As we welcome the New Year, it's common to reflect upon the past while also looking toward the future. It's also a time to focus on health and well-being as we set our New Year's resolutions, and making changes for a healthier tomorrow. In addition to January being an ideal time to make a fresh start, it's also Thyroid Awareness Month. As it turns out, your thyroid has a lot to do with your health.
Did you know over 30 million Americans have thyroid disorders? And of those 30 million, more than half of them are undiagnosed and untreated. To put it in perspective, thyroid disease is more common than breast cancer.
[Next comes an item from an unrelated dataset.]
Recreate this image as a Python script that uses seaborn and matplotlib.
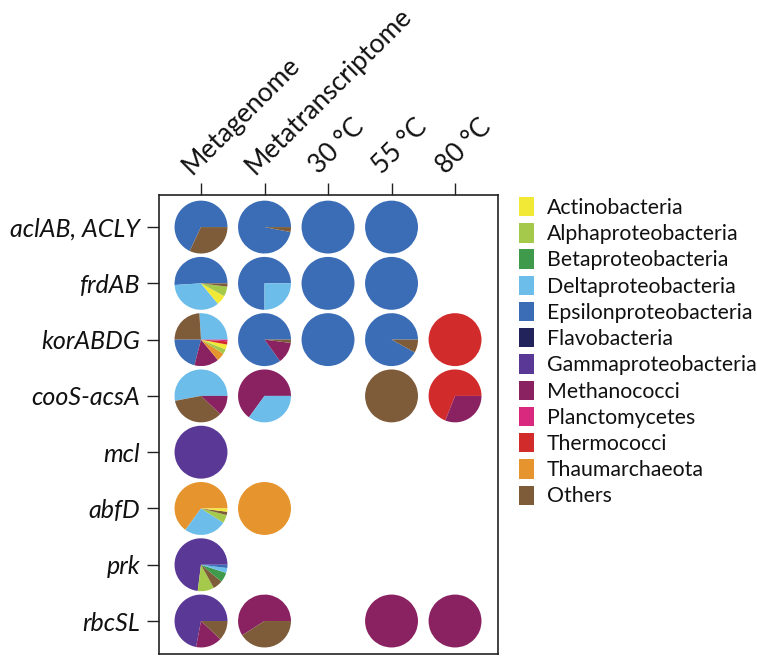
import matplotlib
matplotlib.use("Agg")
import matplotlib.pyplot as plt
from matplotlib.patches import Patch
from matplotlib.transforms import ScaledTranslation
import seaborn as sns

samples = ["Metagenome", "Metatranscriptome", "30 °C", "55 °C", "80 °C"]
genes = ["aclAB, ACLY", "frdAB", "korABDG", "cooS-acsA", "mcl", "abfD", "prk", "rbcSL"]

taxa = ["Actinobacteria", "Alphaproteobacteria", "Betaproteobacteria",
        "Deltaproteobacteria", "Epsilonproteobacteria", "Flavobacteria",
        "Gammaproteobacteria", "Methanococci", "Planctomycetes",
        "Thermococci", "Thaumarchaeota", "Others"]
taxa_colors = ["#f2e936", "#a4c94b", "#3f9a4c", "#6cbdea", "#3b6db6", "#23235c",
               "#5a3996", "#8a2262", "#d8297f", "#d22b2b", "#e6942e", "#7e5c3a"]

# share (%) of each taxon, listed counter-clockwise from 3 o'clock; None = no hits
aclAB = [[("Epsilonproteobacteria", 68), ("Others", 32)],
         [("Epsilonproteobacteria", 97), ("Others", 3)],
         [("Epsilonproteobacteria", 100)],
         [("Epsilonproteobacteria", 100)],
         None]
frdAB = [[("Epsilonproteobacteria", 51), ("Deltaproteobacteria", 35), ("Actinobacteria", 6),
          ("Alphaproteobacteria", 6), ("Others", 2)],
         [("Epsilonproteobacteria", 75), ("Deltaproteobacteria", 25)],
         [("Epsilonproteobacteria", 100)],
         [("Epsilonproteobacteria", 100)],
         None]
korABDG = [[("Deltaproteobacteria", 26), ("Others", 24), ("Epsilonproteobacteria", 21),
            ("Methanococci", 15), ("Thaumarchaeota", 5), ("Alphaproteobacteria", 3),
            ("Actinobacteria", 3), ("Thermococci", 2), ("Planctomycetes", 1)],
           [("Epsilonproteobacteria", 85), ("Methanococci", 13), ("Others", 2)],
           [("Epsilonproteobacteria", 100)],
           [("Epsilonproteobacteria", 92), ("Others", 8)],
           [("Thermococci", 100)]]
cooS_acsA = [[("Deltaproteobacteria", 53), ("Others", 35), ("Methanococci", 12)],
             [("Methanococci", 65), ("Deltaproteobacteria", 35)],
             None,
             [("Others", 100)],
             [("Thermococci", 69), ("Methanococci", 31)]]
mcl = [[("Gammaproteobacteria", 100)], None, None, None, None]
abfD = [[("Thaumarchaeota", 65), ("Deltaproteobacteria", 26), ("Alphaproteobacteria", 5),
         ("Others", 2), ("Actinobacteria", 2)],
        [("Thaumarchaeota", 100)],
        None, None, None]
prk = [[("Gammaproteobacteria", 73), ("Alphaproteobacteria", 10), ("Others", 6),
        ("Betaproteobacteria", 6), ("Deltaproteobacteria", 3), ("Epsilonproteobacteria", 2)],
       None, None, None, None]
rbcSL = [[("Gammaproteobacteria", 72), ("Methanococci", 16), ("Others", 12)],
         [("Methanococci", 59), ("Others", 41)],
         None,
         [("Methanococci", 100)],
         [("Methanococci", 100)]]
pies = [aclAB, frdAB, korABDG, cooS_acsA, mcl, abfD, prk, rbcSL]

sns.set_theme(style="white")
plt.rcParams["font.family"] = ["Lato", "DejaVu Sans"]
plt.rcParams["text.color"] = "#111111"
plt.rcParams["xtick.labelcolor"] = "#111111"
plt.rcParams["ytick.labelcolor"] = "#111111"
palette = dict(zip(taxa, sns.color_palette(taxa_colors)))

fig = plt.figure(figsize=(7.57, 6.58), dpi=100)
ax = fig.add_axes([159 / 757, 4 / 658, 339 / 757, 459 / 658])

xstep = 1.128   # column pitch relative to row pitch
radius = 0.47
nrows = len(genes)
for r, row in enumerate(pies):
    y = nrows - 1 - r
    for c, comp in enumerate(row):
        if comp is None:
            continue
        names = [t for t, v in comp]
        vals = [v for t, v in comp]
        ax.pie(vals, colors=[palette[n] for n in names], center=(c * xstep, y),
               radius=radius, startangle=0, counterclock=True, frame=True,
               wedgeprops=dict(linewidth=0))

ax.set_aspect("auto")
ax.set_xlim(-0.746, 5.275)
ax.set_ylim(-0.586, nrows - 1 + 0.57)

ax.set_xticks([c * xstep for c in range(len(samples))])
ax.set_xticklabels(samples, rotation=45, ha="left", va="bottom",
                   rotation_mode="anchor", fontsize=19)
ax.set_yticks([nrows - 1 - r for r in range(nrows)])
ax.set_yticklabels(genes, fontsize=18, style="italic")
ax.xaxis.tick_top()
ax.tick_params(axis="x", top=True, bottom=False, direction="out", length=8.5,
               width=1, color="#222222", pad=3)
ax.tick_params(axis="y", left=True, direction="out", length=8.5,
               width=1, color="#222222", pad=5)
for lab in ax.get_xticklabels():
    lab.set_transform(lab.get_transform() + ScaledTranslation(-4 / 72, 0, fig.dpi_scale_trans))
for s in ax.spines.values():
    s.set_visible(True)
    s.set_color("#222222")
    s.set_linewidth(1.2)

handles = [Patch(facecolor=palette[t], edgecolor="none", label=t) for t in taxa]
fig.legend(handles=handles, loc="upper left", bbox_to_anchor=(519 / 757, 1 - 197 / 658),
           frameon=False, fontsize=15.3, handlelength=0.7, handleheight=1.02,
           labelspacing=0.25, handletextpad=0.6, borderaxespad=0, borderpad=0)

fig.savefig("out.png", dpi=100)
What You Need to Know about Thyroid Awareness
Thyroid Awareness Month is all about understanding the signs and symptoms of a thyroid problem so you'll know how to respond. Because
some signs and symptoms of thyroid issues overlap with the symptoms of other issues, it's best to consult your doctor if you suspect a thyroid issue.
How does the Thyroid Work?
Your thyroid is responsible for regulating metabolism. It's a small, butterfly shaped gland located in your neck. It listens to your body's signals, which tell your thyroid what amount of hormones you need. Maintaining the correct level of thyroid hormone allows your heart, brain, liver, and kidneys to function properly.
How does the Thyroid Impact Well-Being?
When things are going well, it's best to leave well enough alone. But if your thyroid is not regulating properly, your cells and organs may not be able to do their jobs. Symptoms of a thyroid problem include:
- Weight gain
- Joint pain
- Disrupted sleep
- Changes in hair and skin
- Changes in ability to concentrate
If you're experiencing these symptoms, it may be worth having a talk with your doctor and perhaps having your thyroid levels checked. After all, these symptoms can be caused by other issues that are not thyroid-related.
Checking Up on Thyroid Health
If you do one thing during Thyroid Awareness Month, I hope you make a point to discuss your thyroid with your medical provider. They'll be able to educate you about additional signs and symptoms, as well as answer any questions you may have.